----- Information provided -----

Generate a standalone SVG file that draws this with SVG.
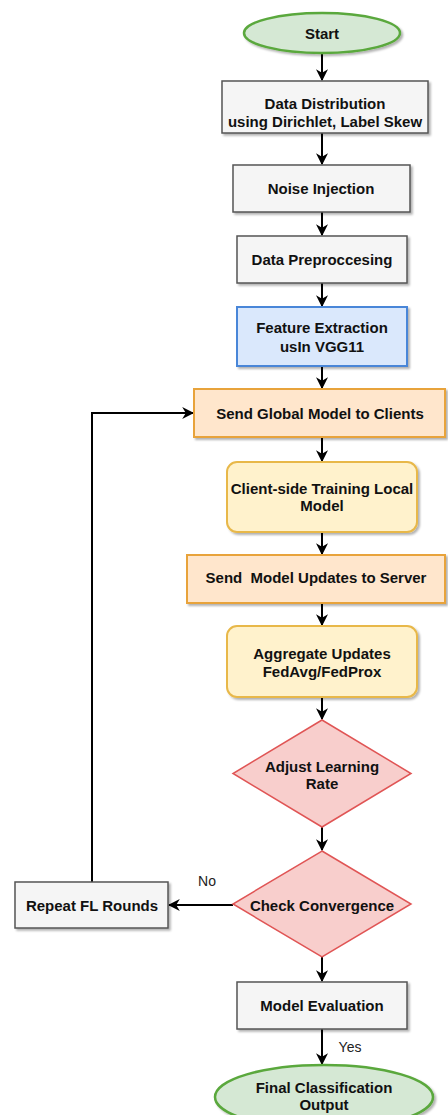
<svg xmlns="http://www.w3.org/2000/svg" width="448" height="1115" viewBox="0 0 448 1115">
<defs>
<marker id="arr" viewBox="0 0 10 10" refX="9" refY="5" markerWidth="6" markerHeight="6" orient="auto" markerUnits="strokeWidth">
<path d="M0,0 L10,5 L0,10 L3,5 z" fill="#000"/>
</marker>
<filter id="sh" x="-10%" y="-10%" width="130%" height="140%">
<feDropShadow dx="2" dy="2" stdDeviation="1.2" flood-color="#000" flood-opacity="0.3"/>
</filter>
</defs>
<style>
.t{font-family:"Liberation Sans",Arial,sans-serif;font-size:15px;font-weight:bold;fill:#111;text-anchor:middle;dominant-baseline:central}
.l{font-family:"Liberation Sans",Arial,sans-serif;font-size:14px;fill:#222;text-anchor:middle;dominant-baseline:central}
.gray{fill:#f5f5f5;stroke:#555;stroke-width:1.5;filter:url(#sh)}
.blue{fill:#dae8fc;stroke:#4a86d8;stroke-width:2;filter:url(#sh)}
.orange{fill:#ffe6cc;stroke:#e8a33a;stroke-width:2;filter:url(#sh)}
.yellow{fill:#fff2cc;stroke:#e8b84a;stroke-width:2;filter:url(#sh)}
.red{fill:#f8cecc;stroke:#e05555;stroke-width:1.5}
.green{fill:#d5e8d4;stroke:#5aa83c;stroke-width:2.5;filter:url(#sh)}
.c{fill:none;stroke:#000;stroke-width:2;marker-end:url(#arr)}
</style>
<g id="connectors">
<line class="c" x1="322" y1="53" x2="322" y2="80"/>
<line class="c" x1="322" y1="133" x2="322" y2="164"/>
<line class="c" x1="322" y1="212" x2="322" y2="235"/>
<line class="c" x1="322" y1="283" x2="322" y2="306"/>
<line class="c" x1="322" y1="366" x2="322" y2="388"/>
<line class="c" x1="322" y1="437" x2="322" y2="461"/>
<line class="c" x1="322" y1="532" x2="322" y2="554"/>
<line class="c" x1="322" y1="603" x2="322" y2="625"/>
<line class="c" x1="322" y1="697" x2="322" y2="719"/>
<line class="c" x1="322" y1="827" x2="322" y2="850"/>
<line class="c" x1="322" y1="957" x2="322" y2="981"/>
<line class="c" x1="322" y1="1029" x2="322" y2="1064"/>
<line class="c" x1="233" y1="905" x2="169" y2="905"/>
<polyline class="c" points="92,882 92,413 193,413"/>
<text class="l" x="207" y="881">No</text>
<text class="l" x="350" y="1047">Yes</text>
</g>
<g id="start">
<ellipse class="green" cx="322" cy="33" rx="78" ry="20"/>
<text class="t" x="322" y="33">Start</text>
</g>
<g id="data-distribution">
<rect class="gray" x="222" y="81" width="206" height="52"/>
<text class="t" x="325" y="103">Data Distribution</text>
<text class="t" x="325" y="121">using Dirichlet, Label Skew</text>
</g>
<g id="noise-injection">
<rect class="gray" x="233" y="165" width="177" height="47"/>
<text class="t" x="321" y="188">Noise Injection</text>
</g>
<g id="data-preprocessing">
<rect class="gray" x="237" y="236" width="170" height="47"/>
<text class="t" x="322" y="259">Data Preproccesing</text>
</g>
<g id="feature-extraction">
<rect class="blue" x="237" y="307" width="170" height="59"/>
<text class="t" x="322" y="327">Feature Extraction</text>
<text class="t" x="322" y="346">usIn VGG11</text>
</g>
<g id="send-global">
<rect class="orange" x="194" y="389" width="251" height="48"/>
<text class="t" x="320" y="413">Send Global Model to Clients</text>
</g>
<g id="client-training">
<rect class="yellow" x="227" y="462" width="190" height="70" rx="10"/>
<text class="t" x="322" y="488">Client-side Training Local</text>
<text class="t" x="322" y="505">Model</text>
</g>
<g id="send-updates">
<rect class="orange" x="187" y="555" width="258" height="48"/>
<text class="t" x="316" y="577" xml:space="preserve">Send  Model Updates to Server</text>
</g>
<g id="aggregate">
<rect class="yellow" x="227" y="626" width="190" height="71" rx="10"/>
<text class="t" x="322" y="653">Aggregate Updates</text>
<text class="t" x="322" y="671">FedAvg/FedProx</text>
</g>
<g id="adjust-lr">
<polygon class="red" points="322,720 411,773.5 322,827 233,773.5"/>
<text class="t" x="322" y="766">Adjust Learning</text>
<text class="t" x="322" y="783">Rate</text>
</g>
<g id="check-convergence">
<polygon class="red" points="322,851 411,904 322,957 233,904"/>
<text class="t" x="322" y="905">Check Convergence</text>
</g>
<g id="repeat-rounds">
<rect class="gray" x="15" y="882" width="153" height="46"/>
<text class="t" x="92" y="905">Repeat FL Rounds</text>
</g>
<g id="model-evaluation">
<rect class="gray" x="237" y="982" width="170" height="47"/>
<text class="t" x="322" y="1005">Model Evaluation</text>
</g>
<g id="final-output">
<ellipse class="green" cx="324" cy="1097" rx="109" ry="32"/>
<text class="t" x="324" y="1087">Final Classification</text>
<text class="t" x="324" y="1104">Output</text>
</g>
</svg>
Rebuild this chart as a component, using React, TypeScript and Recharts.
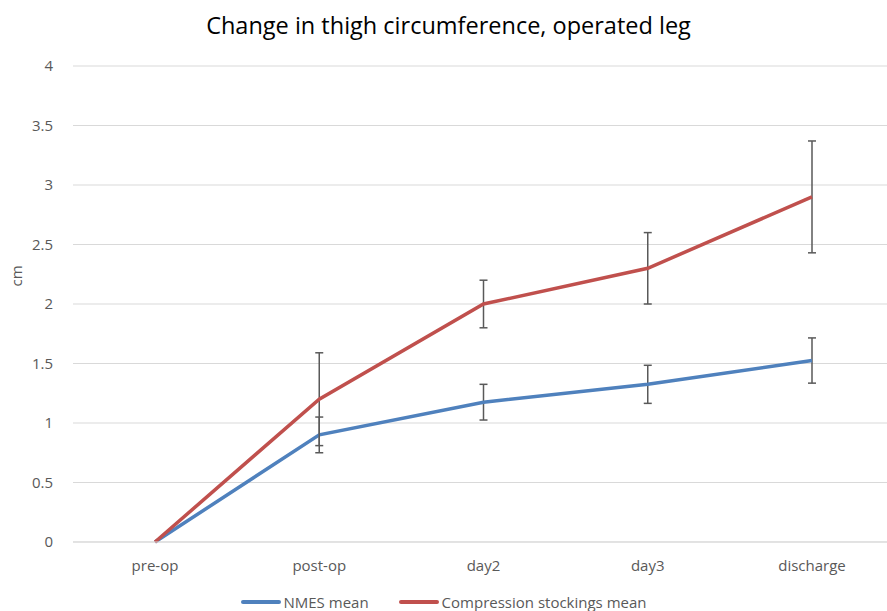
import { LineChart, Line, XAxis, YAxis, CartesianGrid, ErrorBar } from "recharts";

const categories = ["pre-op", "post-op", "day2", "day3", "discharge"];
const nmesMean = [0, 0.9, 1.175, 1.325, 1.525];
const nmesErr: (number | null)[] = [null, 0.15, 0.15, 0.16, 0.19];
const stockingsMean = [0, 1.2, 2.0, 2.3, 2.9];
const stockingsErr: (number | null)[] = [null, 0.39, 0.2, 0.3, 0.47];
const yTicks = [0, 0.5, 1, 1.5, 2, 2.5, 3, 3.5, 4];

const data = categories.map((c, i) => ({
  name: c,
  nmes: nmesMean[i],
  nmesErr: nmesErr[i],
  stock: stockingsMean[i],
  stockErr: stockingsErr[i],
}));

const FONT = "'Open Sans', 'Liberation Sans', sans-serif";
const BLUE = "#4f81bd";
const RED = "#c0504d";
const GREY = "#595959";

function LegendBox() {
  const items = [
    { label: "NMES mean", color: BLUE },
    { label: "Compression stockings mean", color: RED },
  ];
  return (
    <div style={{ position: "absolute", top: 592, left: 0, width: 887, display: "flex", justifyContent: "center", gap: 30, fontFamily: FONT, fontSize: 15, color: GREY, lineHeight: "20px" }}>
      {items.map(it => (
        <div key={it.label} style={{ display: "flex", alignItems: "center" }}>
          <span style={{ display: "inline-block", width: 40, height: 4, borderRadius: 2, background: it.color, marginRight: 3 }} />
          {it.label}
        </div>
      ))}
    </div>
  );
}

export default function App() {
  return (
    <div style={{ position: "absolute", left: 0, top: 0, width: 887, height: 611, overflow: "hidden", background: "#fff" }}>
      <div style={{ position: "absolute", top: 9, width: 897, textAlign: "center", fontFamily: FONT, fontSize: 23.5, color: "#000" }}>
        Change in thigh circumference, operated leg
      </div>
      <div style={{ position: "absolute", left: 5, top: 266, transform: "rotate(-90deg)", fontFamily: FONT, fontSize: 15, color: GREY }}>
        cm
      </div>
      <LineChart width={894} height={611} data={data} margin={{ top: 66, right: 0, bottom: 39, left: 0 }}>
        <CartesianGrid horizontal vertical={false} stroke="#d9d9d9" strokeWidth={1} />
        <XAxis
          dataKey="name"
          height={30}
          padding={{ left: 82, right: 82 }}
          axisLine={{ stroke: "#d9d9d9" }}
          tickLine={false}
          tick={{ fontSize: 15, fill: GREY, fontFamily: FONT }}
          tickMargin={12}
        />
        <YAxis
          domain={[0, 4]}
          ticks={yTicks}
          width={73}
          axisLine={false}
          tickLine={false}
          tick={{ fontSize: 15, fill: GREY, fontFamily: FONT }}
          tickMargin={14}
        />
        <Line type="linear" dataKey="nmes" stroke={BLUE} strokeWidth={3.5} dot={false} isAnimationActive={false}>
          <ErrorBar dataKey="nmesErr" width={4} stroke={GREY} strokeWidth={1.5} direction="y" />
        </Line>
        <Line type="linear" dataKey="stock" stroke={RED} strokeWidth={3.5} dot={false} isAnimationActive={false}>
          <ErrorBar dataKey="stockErr" width={4} stroke={GREY} strokeWidth={1.5} direction="y" />
        </Line>
      </LineChart>
      <LegendBox />
    </div>
  );
}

-----

### Work required
Repeat exactly the part that opens with the line containing "Rebuild this chart" and closes with the line containing "2.5, 3, 3.5, 4];". Include both end lines, and drop the pictures.

### Task result
Rebuild this chart as a component, using React, TypeScript and Recharts.
import { LineChart, Line, XAxis, YAxis, CartesianGrid, ErrorBar } from "recharts";

const categories = ["pre-op", "post-op", "day2", "day3", "discharge"];
const nmesMean = [0, 0.9, 1.175, 1.325, 1.525];
const nmesErr: (number | null)[] = [null, 0.15, 0.15, 0.16, 0.19];
const stockingsMean = [0, 1.2, 2.0, 2.3, 2.9];
const stockingsErr: (number | null)[] = [null, 0.39, 0.2, 0.3, 0.47];
const yTicks = [0, 0.5, 1, 1.5, 2, 2.5, 3, 3.5, 4];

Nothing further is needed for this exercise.